El tren más difícil del mundo era aún más difícil hacerlo en Ecuador. Qué extraño, dijeron los contratistas gringos, cuando los delegados negociaban por Ecuador: es el único presidente que no ha pedido sobornos. Eloy Alfaro era una rareza, aunque en el entonces Congreso los conservadores se oponían al proyecto. Allá en Nueva York, fue José María Vargas Vila, aquel que escribió después “La muerte del cóndor”, quien presentó a Alfaro a José Martí.
El proyecto ferroviario en el país no era cualquier cosa: se trataba de unir las regiones con visión geopolítica, por eso estaba planeado llegar a Iquitos. Pero Alfaro era más que eso: había decidido que el país fuera distinto.
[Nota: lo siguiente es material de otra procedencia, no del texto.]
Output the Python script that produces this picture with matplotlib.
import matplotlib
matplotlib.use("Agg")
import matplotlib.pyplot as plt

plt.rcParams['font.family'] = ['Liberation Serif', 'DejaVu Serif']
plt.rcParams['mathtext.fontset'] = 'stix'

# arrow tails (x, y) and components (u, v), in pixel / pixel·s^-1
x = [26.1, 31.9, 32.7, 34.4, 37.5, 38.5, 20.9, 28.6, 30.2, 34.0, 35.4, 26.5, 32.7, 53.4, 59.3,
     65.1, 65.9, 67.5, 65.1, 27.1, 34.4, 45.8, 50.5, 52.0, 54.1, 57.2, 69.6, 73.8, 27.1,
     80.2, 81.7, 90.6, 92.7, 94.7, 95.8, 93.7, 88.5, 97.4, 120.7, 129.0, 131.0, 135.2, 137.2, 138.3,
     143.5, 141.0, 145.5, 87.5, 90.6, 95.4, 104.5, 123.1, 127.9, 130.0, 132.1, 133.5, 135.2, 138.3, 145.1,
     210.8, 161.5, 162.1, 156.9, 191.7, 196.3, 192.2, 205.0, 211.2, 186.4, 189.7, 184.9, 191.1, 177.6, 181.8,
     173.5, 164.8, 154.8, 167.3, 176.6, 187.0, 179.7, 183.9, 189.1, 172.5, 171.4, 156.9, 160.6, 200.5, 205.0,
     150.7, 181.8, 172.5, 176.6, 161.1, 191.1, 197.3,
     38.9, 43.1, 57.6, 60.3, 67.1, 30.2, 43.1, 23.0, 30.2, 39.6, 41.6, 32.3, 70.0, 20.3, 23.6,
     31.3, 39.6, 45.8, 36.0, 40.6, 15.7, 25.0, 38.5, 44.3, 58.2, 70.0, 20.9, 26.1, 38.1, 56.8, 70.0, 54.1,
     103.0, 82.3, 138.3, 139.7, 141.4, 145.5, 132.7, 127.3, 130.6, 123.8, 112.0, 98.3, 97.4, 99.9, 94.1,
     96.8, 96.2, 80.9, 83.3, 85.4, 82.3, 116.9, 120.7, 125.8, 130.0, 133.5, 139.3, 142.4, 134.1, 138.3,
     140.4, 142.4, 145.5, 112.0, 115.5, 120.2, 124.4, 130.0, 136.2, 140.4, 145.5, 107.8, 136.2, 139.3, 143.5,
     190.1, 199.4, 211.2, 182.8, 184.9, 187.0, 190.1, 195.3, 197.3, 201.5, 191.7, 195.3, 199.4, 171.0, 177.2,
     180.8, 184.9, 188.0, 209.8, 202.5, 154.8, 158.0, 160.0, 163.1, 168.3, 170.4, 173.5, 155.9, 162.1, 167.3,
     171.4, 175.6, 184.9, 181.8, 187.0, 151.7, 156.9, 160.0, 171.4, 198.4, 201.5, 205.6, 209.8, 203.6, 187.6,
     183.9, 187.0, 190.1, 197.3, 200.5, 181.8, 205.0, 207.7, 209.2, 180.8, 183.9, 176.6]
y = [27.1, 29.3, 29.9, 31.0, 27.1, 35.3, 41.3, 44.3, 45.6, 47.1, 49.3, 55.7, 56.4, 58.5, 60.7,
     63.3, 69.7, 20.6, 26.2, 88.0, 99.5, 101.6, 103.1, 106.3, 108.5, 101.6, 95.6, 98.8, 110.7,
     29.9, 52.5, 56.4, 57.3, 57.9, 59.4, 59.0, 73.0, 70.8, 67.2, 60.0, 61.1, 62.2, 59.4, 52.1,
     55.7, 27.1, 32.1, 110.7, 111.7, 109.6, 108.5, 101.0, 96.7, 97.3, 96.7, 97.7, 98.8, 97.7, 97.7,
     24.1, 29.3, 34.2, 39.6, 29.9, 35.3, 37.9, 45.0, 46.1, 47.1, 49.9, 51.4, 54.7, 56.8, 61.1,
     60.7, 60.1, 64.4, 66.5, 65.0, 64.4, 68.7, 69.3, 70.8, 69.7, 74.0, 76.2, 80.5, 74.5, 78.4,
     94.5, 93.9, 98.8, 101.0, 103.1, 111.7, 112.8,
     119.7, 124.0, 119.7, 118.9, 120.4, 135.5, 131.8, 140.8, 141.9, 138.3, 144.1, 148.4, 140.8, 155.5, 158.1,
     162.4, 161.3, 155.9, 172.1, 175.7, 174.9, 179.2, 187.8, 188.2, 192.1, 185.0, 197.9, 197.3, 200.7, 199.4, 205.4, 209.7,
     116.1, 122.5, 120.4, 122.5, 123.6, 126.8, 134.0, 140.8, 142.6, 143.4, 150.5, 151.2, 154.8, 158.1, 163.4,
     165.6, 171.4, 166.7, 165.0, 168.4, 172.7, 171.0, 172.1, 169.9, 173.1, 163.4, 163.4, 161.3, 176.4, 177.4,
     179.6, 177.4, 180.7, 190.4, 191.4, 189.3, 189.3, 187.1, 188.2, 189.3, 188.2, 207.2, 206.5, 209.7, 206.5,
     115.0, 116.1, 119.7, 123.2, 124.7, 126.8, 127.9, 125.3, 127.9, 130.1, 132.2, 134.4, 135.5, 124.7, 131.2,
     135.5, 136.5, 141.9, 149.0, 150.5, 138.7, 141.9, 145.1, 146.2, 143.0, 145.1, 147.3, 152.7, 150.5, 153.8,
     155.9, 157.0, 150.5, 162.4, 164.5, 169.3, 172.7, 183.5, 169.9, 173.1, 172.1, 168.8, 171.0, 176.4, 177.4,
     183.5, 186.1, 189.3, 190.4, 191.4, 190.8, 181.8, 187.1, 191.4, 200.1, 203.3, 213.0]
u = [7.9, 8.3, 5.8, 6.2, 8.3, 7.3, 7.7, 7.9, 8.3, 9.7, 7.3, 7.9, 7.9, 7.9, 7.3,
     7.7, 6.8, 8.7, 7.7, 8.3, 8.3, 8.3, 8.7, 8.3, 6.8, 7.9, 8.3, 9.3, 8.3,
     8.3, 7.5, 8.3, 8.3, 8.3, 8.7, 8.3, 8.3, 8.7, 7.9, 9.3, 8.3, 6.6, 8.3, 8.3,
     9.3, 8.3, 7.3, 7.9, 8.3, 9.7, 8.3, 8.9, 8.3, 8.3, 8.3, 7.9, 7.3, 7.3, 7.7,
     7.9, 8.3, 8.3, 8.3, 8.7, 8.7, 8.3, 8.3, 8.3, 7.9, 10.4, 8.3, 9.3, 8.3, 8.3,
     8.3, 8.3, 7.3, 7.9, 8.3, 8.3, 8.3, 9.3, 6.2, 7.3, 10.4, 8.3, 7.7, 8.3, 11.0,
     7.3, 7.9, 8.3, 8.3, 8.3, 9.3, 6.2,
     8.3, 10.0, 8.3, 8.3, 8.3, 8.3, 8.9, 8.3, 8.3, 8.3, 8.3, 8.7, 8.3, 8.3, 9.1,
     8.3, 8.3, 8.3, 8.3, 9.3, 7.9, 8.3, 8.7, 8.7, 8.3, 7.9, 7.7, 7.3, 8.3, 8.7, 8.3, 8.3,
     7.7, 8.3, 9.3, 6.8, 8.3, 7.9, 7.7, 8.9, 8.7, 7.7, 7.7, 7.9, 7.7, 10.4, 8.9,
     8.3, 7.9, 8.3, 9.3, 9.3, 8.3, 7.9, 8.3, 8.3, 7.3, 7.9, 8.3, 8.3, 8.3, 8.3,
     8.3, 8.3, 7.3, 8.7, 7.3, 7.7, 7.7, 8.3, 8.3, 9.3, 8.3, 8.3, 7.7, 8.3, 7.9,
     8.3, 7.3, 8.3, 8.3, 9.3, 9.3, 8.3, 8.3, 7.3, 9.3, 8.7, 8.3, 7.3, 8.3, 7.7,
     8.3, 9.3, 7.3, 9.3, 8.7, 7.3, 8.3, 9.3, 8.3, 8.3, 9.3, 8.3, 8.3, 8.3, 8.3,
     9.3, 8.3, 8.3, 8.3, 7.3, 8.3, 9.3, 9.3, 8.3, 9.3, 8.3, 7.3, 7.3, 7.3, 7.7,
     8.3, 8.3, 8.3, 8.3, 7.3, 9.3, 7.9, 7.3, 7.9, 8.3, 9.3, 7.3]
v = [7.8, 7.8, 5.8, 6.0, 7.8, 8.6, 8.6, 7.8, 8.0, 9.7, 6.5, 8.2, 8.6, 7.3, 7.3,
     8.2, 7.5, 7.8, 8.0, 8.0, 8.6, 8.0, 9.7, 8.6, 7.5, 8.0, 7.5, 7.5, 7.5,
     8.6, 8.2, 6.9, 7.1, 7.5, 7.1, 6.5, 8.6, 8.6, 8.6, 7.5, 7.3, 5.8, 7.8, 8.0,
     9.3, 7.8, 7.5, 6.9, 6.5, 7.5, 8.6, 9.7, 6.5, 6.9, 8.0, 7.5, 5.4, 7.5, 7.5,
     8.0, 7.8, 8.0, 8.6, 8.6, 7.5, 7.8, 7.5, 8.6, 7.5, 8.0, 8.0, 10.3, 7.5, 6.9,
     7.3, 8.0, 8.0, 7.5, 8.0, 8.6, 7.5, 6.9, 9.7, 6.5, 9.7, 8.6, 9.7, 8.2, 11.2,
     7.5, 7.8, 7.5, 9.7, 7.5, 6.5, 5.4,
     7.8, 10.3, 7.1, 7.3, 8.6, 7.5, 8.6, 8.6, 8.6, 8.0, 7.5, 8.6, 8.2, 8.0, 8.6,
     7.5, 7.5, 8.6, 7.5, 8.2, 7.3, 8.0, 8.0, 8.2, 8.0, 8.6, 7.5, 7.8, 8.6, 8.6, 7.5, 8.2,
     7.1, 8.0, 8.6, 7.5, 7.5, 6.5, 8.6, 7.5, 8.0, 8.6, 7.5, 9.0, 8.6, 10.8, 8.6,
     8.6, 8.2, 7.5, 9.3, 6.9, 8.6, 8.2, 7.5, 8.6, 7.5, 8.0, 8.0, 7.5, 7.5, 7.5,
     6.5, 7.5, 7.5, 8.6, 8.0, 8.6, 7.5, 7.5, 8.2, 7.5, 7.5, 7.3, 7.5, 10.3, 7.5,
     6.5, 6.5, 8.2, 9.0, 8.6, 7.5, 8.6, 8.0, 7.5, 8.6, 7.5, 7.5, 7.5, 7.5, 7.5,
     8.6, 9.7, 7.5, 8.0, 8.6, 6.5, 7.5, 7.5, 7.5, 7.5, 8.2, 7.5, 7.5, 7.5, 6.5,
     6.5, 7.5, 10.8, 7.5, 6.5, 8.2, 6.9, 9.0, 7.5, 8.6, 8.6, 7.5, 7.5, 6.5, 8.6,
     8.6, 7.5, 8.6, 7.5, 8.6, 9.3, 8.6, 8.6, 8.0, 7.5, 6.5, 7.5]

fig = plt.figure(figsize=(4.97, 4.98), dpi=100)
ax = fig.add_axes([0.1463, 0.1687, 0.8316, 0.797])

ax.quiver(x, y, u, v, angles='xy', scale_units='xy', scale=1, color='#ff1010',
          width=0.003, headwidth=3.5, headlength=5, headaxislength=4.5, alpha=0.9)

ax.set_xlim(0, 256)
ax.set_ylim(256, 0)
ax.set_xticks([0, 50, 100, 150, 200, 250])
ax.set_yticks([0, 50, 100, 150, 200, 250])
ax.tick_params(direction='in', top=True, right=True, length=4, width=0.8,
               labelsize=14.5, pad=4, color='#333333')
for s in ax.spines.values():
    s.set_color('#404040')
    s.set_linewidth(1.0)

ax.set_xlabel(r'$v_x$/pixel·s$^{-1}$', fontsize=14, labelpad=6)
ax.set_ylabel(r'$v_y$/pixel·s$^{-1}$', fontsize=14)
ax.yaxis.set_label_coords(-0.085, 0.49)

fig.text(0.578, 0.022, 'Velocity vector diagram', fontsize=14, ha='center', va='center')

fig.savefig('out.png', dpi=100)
¿Qué hay de malo recordarlo ahora? Por último, los imaginarios llegan a un país cuando este está listo. La historia siempre puede volver a ser contada. Que lo digan los colombianos desde Gabriel García Márquez a William Ospina, con fabulosos libros de Bolívar. Desde Alfredo Pareja Diezcanseco, en La Hoguera Bárbara, no hemos tenido otro relato magistral del general de las derrotas. Creo que es el momento oportuno para que nuestros escritores y escritoras nos develen en el lenguaje de este tiempo esta historia que ha permanecido tanto tiempo en el olvido.
Para empujar el asunto, Eduardo Galeano, en “Memorias del fuego”, tomo III, cuenta nuestra historia, hasta con una palabra en lunfardo: “Una mujer alta, toda vestida de negro, maldice al presidente Alfaro mientras clava el puñal en su cadáver. Después levanta en la punta de un palo, bandera flameante, el ensangrentado jirón de su camisa. Tras la mujer de negro, marchan los vengadores de la Santa Madre Iglesia. Con sogas van arrastrando, por los pies, al muerto desnudo. Desde las ventanas, llueven flores.
Chillan vivas a la religión las viejas comesantos, tragahostias, cuentachismes. Se enchastran de sangre las calles empedradas, que los perros y las lluvias nunca podrán lavar del todo. En el fuego culmina la carnicería. Se enciende una gran hoguera y allí echan lo que queda del viejo Alfaro. Después pisotean sus cenizas los matones y los hampones a sueldo de señoritos.
Eloy Alfaro había osado expropiar las tierras de la Iglesia, dueña de mucho Ecuador, y con sus rentas había creado escuelas y hospitales. Amigo de Dios, pero no del Papa, había implantado el divorcio y había liberado a los indios presos por deudas. A nadie odiaban tanto los de sotana ni temían tanto los de levita. Cae la noche. Huele a carne quemada el aire de Quito. La banda militar toca valses y pasillos en la retreta de la Plaza Grande, como todos los domingos”.